_WRITTEN EXERCISE_:
Open with the line that has "Reproduce this chart"; close with the line that has "XAxis, YAxis, ReferenceLine". Retype those lines exactly, images excluded.

_SUPPLIED DATA_:

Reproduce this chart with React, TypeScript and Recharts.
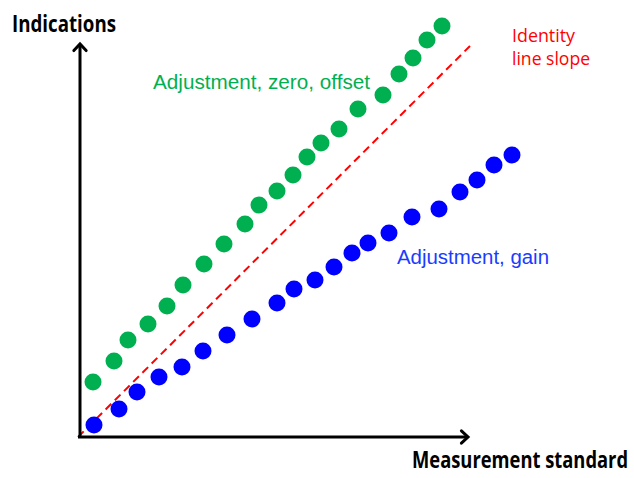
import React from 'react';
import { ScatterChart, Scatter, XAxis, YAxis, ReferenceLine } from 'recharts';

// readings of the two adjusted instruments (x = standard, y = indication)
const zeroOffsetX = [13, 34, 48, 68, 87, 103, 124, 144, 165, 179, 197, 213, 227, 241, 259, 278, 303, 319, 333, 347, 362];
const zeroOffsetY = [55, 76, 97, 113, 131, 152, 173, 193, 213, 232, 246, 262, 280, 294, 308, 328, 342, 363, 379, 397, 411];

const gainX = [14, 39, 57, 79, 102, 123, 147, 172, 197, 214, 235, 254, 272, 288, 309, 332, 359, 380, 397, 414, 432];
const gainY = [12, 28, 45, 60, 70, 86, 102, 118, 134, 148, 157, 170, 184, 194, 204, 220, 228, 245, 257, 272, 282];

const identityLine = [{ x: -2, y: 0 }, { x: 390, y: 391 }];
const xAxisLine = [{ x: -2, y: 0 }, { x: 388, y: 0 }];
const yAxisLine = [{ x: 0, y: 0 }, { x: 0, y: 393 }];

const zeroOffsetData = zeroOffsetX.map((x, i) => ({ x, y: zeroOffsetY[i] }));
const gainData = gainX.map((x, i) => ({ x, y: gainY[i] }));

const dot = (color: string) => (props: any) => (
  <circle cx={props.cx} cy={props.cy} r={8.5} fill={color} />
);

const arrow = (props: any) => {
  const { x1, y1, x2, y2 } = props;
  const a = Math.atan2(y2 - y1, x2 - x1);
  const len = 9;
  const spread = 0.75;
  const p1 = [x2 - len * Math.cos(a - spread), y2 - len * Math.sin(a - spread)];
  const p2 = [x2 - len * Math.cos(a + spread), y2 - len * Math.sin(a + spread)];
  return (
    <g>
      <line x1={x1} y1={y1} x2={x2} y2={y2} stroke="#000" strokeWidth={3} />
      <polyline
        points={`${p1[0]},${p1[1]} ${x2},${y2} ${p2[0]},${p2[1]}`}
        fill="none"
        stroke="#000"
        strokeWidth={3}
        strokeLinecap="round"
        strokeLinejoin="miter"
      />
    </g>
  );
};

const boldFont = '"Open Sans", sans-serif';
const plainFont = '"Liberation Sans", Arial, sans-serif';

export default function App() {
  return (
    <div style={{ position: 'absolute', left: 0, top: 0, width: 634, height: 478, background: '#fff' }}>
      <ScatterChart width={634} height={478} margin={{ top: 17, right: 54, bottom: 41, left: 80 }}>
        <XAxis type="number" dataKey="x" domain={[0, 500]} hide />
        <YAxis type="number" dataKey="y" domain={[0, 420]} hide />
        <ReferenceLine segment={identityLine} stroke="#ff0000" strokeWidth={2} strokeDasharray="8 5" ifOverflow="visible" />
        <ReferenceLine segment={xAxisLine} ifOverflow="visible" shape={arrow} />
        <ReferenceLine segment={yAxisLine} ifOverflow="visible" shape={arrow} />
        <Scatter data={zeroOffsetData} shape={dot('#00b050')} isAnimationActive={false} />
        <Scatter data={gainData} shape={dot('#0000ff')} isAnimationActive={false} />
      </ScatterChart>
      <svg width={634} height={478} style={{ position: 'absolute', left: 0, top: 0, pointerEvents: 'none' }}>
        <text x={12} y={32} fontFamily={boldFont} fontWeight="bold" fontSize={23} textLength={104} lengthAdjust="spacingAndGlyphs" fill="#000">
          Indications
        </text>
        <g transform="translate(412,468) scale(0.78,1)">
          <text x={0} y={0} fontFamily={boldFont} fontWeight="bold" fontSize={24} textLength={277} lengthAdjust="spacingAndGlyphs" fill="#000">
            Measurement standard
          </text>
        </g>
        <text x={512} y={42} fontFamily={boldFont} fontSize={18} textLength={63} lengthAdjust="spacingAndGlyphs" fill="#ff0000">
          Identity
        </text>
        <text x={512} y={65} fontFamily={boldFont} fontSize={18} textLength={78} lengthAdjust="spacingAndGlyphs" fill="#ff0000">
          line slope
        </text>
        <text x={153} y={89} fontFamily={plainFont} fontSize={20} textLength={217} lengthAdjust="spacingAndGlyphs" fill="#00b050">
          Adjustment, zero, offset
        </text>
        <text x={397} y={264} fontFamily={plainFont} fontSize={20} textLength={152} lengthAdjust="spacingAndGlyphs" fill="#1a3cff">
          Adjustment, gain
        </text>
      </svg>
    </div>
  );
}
==
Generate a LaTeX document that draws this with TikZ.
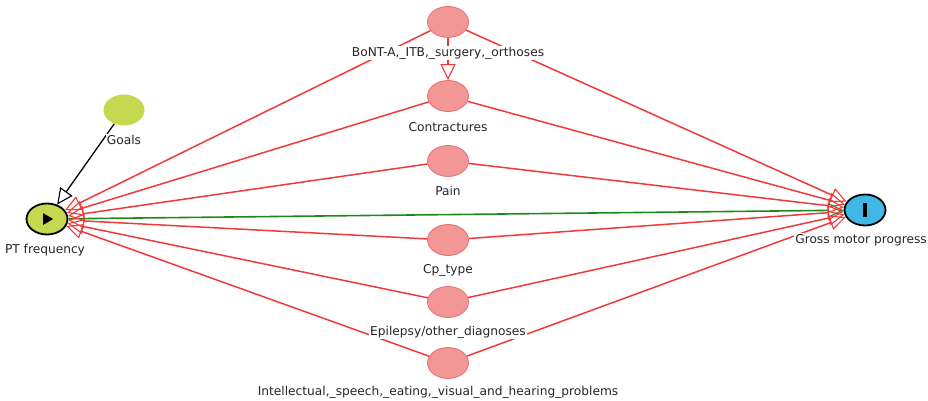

_WRITTEN RESPONSE_:
Reproduce this chart with React, TypeScript and Recharts.
import React from 'react';
import { ScatterChart, Scatter, XAxis, YAxis, ReferenceLine } from 'recharts';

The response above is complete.